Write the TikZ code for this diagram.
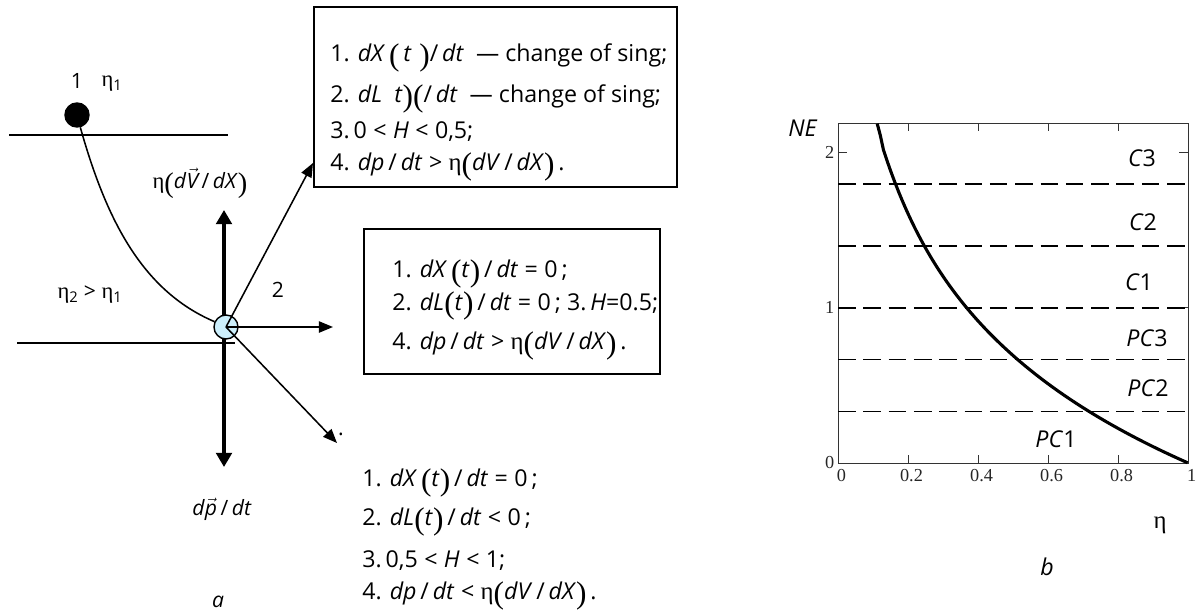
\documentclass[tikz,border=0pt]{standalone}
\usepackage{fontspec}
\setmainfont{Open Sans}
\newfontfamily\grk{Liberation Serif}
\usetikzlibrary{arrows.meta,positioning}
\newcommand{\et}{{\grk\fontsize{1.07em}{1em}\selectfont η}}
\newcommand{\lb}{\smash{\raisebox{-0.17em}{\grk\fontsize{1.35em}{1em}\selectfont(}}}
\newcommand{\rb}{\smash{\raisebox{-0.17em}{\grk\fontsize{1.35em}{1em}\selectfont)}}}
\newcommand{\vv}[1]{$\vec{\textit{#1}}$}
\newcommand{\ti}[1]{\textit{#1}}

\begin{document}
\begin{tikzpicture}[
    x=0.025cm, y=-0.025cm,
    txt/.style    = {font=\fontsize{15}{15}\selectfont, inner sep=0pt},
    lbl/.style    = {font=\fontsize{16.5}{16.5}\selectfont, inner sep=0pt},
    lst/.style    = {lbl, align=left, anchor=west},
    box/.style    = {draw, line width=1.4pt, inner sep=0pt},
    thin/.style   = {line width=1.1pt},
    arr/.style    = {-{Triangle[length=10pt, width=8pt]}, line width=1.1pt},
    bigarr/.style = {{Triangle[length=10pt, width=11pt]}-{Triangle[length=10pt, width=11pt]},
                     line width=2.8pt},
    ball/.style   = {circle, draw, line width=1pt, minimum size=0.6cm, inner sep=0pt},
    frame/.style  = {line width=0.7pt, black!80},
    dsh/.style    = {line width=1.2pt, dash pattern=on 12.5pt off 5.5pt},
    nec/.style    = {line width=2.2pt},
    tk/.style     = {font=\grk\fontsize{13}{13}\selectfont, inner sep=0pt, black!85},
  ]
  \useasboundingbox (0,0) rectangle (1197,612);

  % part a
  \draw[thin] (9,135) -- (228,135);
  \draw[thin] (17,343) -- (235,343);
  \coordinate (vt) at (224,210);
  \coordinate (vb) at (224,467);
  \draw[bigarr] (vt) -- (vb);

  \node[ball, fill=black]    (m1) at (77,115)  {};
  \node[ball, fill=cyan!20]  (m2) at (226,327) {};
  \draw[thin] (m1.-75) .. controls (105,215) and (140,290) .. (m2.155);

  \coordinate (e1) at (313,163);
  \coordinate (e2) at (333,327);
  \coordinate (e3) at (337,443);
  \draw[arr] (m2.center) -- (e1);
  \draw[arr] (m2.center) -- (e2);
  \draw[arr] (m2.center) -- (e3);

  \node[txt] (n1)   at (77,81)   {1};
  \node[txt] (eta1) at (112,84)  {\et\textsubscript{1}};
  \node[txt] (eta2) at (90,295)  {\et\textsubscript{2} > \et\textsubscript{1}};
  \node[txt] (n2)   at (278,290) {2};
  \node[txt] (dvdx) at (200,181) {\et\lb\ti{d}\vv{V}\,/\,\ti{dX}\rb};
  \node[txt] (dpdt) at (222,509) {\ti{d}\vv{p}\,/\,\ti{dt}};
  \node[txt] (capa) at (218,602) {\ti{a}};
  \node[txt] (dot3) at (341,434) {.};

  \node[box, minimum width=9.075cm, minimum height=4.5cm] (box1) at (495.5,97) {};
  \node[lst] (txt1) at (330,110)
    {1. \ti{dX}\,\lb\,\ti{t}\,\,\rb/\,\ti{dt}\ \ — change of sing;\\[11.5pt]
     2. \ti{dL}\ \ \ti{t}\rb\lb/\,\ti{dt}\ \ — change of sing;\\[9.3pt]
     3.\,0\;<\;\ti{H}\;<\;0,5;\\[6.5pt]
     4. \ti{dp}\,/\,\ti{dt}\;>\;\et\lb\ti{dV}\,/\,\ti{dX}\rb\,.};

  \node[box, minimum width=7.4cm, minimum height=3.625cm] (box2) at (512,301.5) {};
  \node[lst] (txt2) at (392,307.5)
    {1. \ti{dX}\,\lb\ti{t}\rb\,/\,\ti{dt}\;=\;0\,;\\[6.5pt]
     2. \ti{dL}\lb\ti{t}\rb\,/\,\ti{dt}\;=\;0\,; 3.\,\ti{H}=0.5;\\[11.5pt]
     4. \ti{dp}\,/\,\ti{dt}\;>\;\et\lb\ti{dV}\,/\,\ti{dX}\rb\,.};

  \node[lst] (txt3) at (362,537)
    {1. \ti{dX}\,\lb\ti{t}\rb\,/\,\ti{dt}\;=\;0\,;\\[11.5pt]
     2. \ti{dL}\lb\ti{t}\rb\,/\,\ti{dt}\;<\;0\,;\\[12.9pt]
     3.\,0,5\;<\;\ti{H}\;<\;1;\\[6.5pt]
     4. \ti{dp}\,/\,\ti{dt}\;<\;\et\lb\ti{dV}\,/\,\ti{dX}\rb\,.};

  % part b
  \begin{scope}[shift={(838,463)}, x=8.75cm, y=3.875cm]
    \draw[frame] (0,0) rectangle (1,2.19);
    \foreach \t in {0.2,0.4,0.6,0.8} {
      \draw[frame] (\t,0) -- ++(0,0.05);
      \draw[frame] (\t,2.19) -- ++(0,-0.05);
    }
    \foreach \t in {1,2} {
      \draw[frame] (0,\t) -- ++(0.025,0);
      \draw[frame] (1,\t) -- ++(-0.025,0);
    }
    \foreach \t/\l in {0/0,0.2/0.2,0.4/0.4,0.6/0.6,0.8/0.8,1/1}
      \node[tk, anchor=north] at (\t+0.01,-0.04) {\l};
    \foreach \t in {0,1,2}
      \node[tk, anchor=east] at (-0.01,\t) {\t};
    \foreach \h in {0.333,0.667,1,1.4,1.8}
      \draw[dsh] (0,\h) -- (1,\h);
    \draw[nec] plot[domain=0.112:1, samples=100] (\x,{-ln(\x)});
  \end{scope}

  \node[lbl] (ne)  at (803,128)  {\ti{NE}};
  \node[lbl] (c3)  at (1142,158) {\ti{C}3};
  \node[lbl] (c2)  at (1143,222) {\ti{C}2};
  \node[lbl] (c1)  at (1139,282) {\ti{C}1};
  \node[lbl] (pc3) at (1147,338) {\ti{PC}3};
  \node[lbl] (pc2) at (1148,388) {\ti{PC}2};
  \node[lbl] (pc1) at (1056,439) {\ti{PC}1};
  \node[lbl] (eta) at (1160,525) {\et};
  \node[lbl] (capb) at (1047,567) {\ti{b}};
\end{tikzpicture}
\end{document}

* [What the task asks]: Produce an exact copy of each line of data, skipping embedded images.

* [Full solution]:
Write the TikZ code for this diagram.
\documentclass[tikz,border=0pt]{standalone}
\usepackage{fontspec}
\setmainfont{Open Sans}
\newfontfamily\grk{Liberation Serif}
\usetikzlibrary{arrows.meta,positioning}
\newcommand{\et}{{\grk\fontsize{1.07em}{1em}\selectfont η}}
\newcommand{\lb}{\smash{\raisebox{-0.17em}{\grk\fontsize{1.35em}{1em}\selectfont(}}}
\newcommand{\rb}{\smash{\raisebox{-0.17em}{\grk\fontsize{1.35em}{1em}\selectfont)}}}
\newcommand{\vv}[1]{$\vec{\textit{#1}}$}
\newcommand{\ti}[1]{\textit{#1}}

\begin{document}
\begin{tikzpicture}[
    x=0.025cm, y=-0.025cm,
    txt/.style    = {font=\fontsize{15}{15}\selectfont, inner sep=0pt},
    lbl/.style    = {font=\fontsize{16.5}{16.5}\selectfont, inner sep=0pt},
    lst/.style    = {lbl, align=left, anchor=west},
    box/.style    = {draw, line width=1.4pt, inner sep=0pt},
    thin/.style   = {line width=1.1pt},
    arr/.style    = {-{Triangle[length=10pt, width=8pt]}, line width=1.1pt},
    bigarr/.style = {{Triangle[length=10pt, width=11pt]}-{Triangle[length=10pt, width=11pt]},
                     line width=2.8pt},
    ball/.style   = {circle, draw, line width=1pt, minimum size=0.6cm, inner sep=0pt},
    frame/.style  = {line width=0.7pt, black!80},
    dsh/.style    = {line width=1.2pt, dash pattern=on 12.5pt off 5.5pt},
    nec/.style    = {line width=2.2pt},
    tk/.style     = {font=\grk\fontsize{13}{13}\selectfont, inner sep=0pt, black!85},
  ]
  \useasboundingbox (0,0) rectangle (1197,612);

  % part a
  \draw[thin] (9,135) -- (228,135);
  \draw[thin] (17,343) -- (235,343);
  \coordinate (vt) at (224,210);
  \coordinate (vb) at (224,467);
  \draw[bigarr] (vt) -- (vb);

  \node[ball, fill=black]    (m1) at (77,115)  {};
  \node[ball, fill=cyan!20]  (m2) at (226,327) {};
  \draw[thin] (m1.-75) .. controls (105,215) and (140,290) .. (m2.155);

  \coordinate (e1) at (313,163);
  \coordinate (e2) at (333,327);
  \coordinate (e3) at (337,443);
  \draw[arr] (m2.center) -- (e1);
  \draw[arr] (m2.center) -- (e2);
  \draw[arr] (m2.center) -- (e3);

  \node[txt] (n1)   at (77,81)   {1};
  \node[txt] (eta1) at (112,84)  {\et\textsubscript{1}};
  \node[txt] (eta2) at (90,295)  {\et\textsubscript{2} > \et\textsubscript{1}};
  \node[txt] (n2)   at (278,290) {2};
  \node[txt] (dvdx) at (200,181) {\et\lb\ti{d}\vv{V}\,/\,\ti{dX}\rb};
  \node[txt] (dpdt) at (222,509) {\ti{d}\vv{p}\,/\,\ti{dt}};
  \node[txt] (capa) at (218,602) {\ti{a}};
  \node[txt] (dot3) at (341,434) {.};

  \node[box, minimum width=9.075cm, minimum height=4.5cm] (box1) at (495.5,97) {};
  \node[lst] (txt1) at (330,110)
    {1. \ti{dX}\,\lb\,\ti{t}\,\,\rb/\,\ti{dt}\ \ — change of sing;\\[11.5pt]
     2. \ti{dL}\ \ \ti{t}\rb\lb/\,\ti{dt}\ \ — change of sing;\\[9.3pt]
     3.\,0\;<\;\ti{H}\;<\;0,5;\\[6.5pt]
     4. \ti{dp}\,/\,\ti{dt}\;>\;\et\lb\ti{dV}\,/\,\ti{dX}\rb\,.};

  \node[box, minimum width=7.4cm, minimum height=3.625cm] (box2) at (512,301.5) {};
  \node[lst] (txt2) at (392,307.5)
    {1. \ti{dX}\,\lb\ti{t}\rb\,/\,\ti{dt}\;=\;0\,;\\[6.5pt]
     2. \ti{dL}\lb\ti{t}\rb\,/\,\ti{dt}\;=\;0\,; 3.\,\ti{H}=0.5;\\[11.5pt]
     4. \ti{dp}\,/\,\ti{dt}\;>\;\et\lb\ti{dV}\,/\,\ti{dX}\rb\,.};

  \node[lst] (txt3) at (362,537)
    {1. \ti{dX}\,\lb\ti{t}\rb\,/\,\ti{dt}\;=\;0\,;\\[11.5pt]
     2. \ti{dL}\lb\ti{t}\rb\,/\,\ti{dt}\;<\;0\,;\\[12.9pt]
     3.\,0,5\;<\;\ti{H}\;<\;1;\\[6.5pt]
     4. \ti{dp}\,/\,\ti{dt}\;<\;\et\lb\ti{dV}\,/\,\ti{dX}\rb\,.};

  % part b
  \begin{scope}[shift={(838,463)}, x=8.75cm, y=3.875cm]
    \draw[frame] (0,0) rectangle (1,2.19);
    \foreach \t in {0.2,0.4,0.6,0.8} {
      \draw[frame] (\t,0) -- ++(0,0.05);
      \draw[frame] (\t,2.19) -- ++(0,-0.05);
    }
    \foreach \t in {1,2} {
      \draw[frame] (0,\t) -- ++(0.025,0);
      \draw[frame] (1,\t) -- ++(-0.025,0);
    }
    \foreach \t/\l in {0/0,0.2/0.2,0.4/0.4,0.6/0.6,0.8/0.8,1/1}
      \node[tk, anchor=north] at (\t+0.01,-0.04) {\l};
    \foreach \t in {0,1,2}
      \node[tk, anchor=east] at (-0.01,\t) {\t};
    \foreach \h in {0.333,0.667,1,1.4,1.8}
      \draw[dsh] (0,\h) -- (1,\h);
    \draw[nec] plot[domain=0.112:1, samples=100] (\x,{-ln(\x)});
  \end{scope}

  \node[lbl] (ne)  at (803,128)  {\ti{NE}};
  \node[lbl] (c3)  at (1142,158) {\ti{C}3};
  \node[lbl] (c2)  at (1143,222) {\ti{C}2};
  \node[lbl] (c1)  at (1139,282) {\ti{C}1};
  \node[lbl] (pc3) at (1147,338) {\ti{PC}3};
  \node[lbl] (pc2) at (1148,388) {\ti{PC}2};
  \node[lbl] (pc1) at (1056,439) {\ti{PC}1};
  \node[lbl] (eta) at (1160,525) {\et};
  \node[lbl] (capb) at (1047,567) {\ti{b}};
\end{tikzpicture}
\end{document}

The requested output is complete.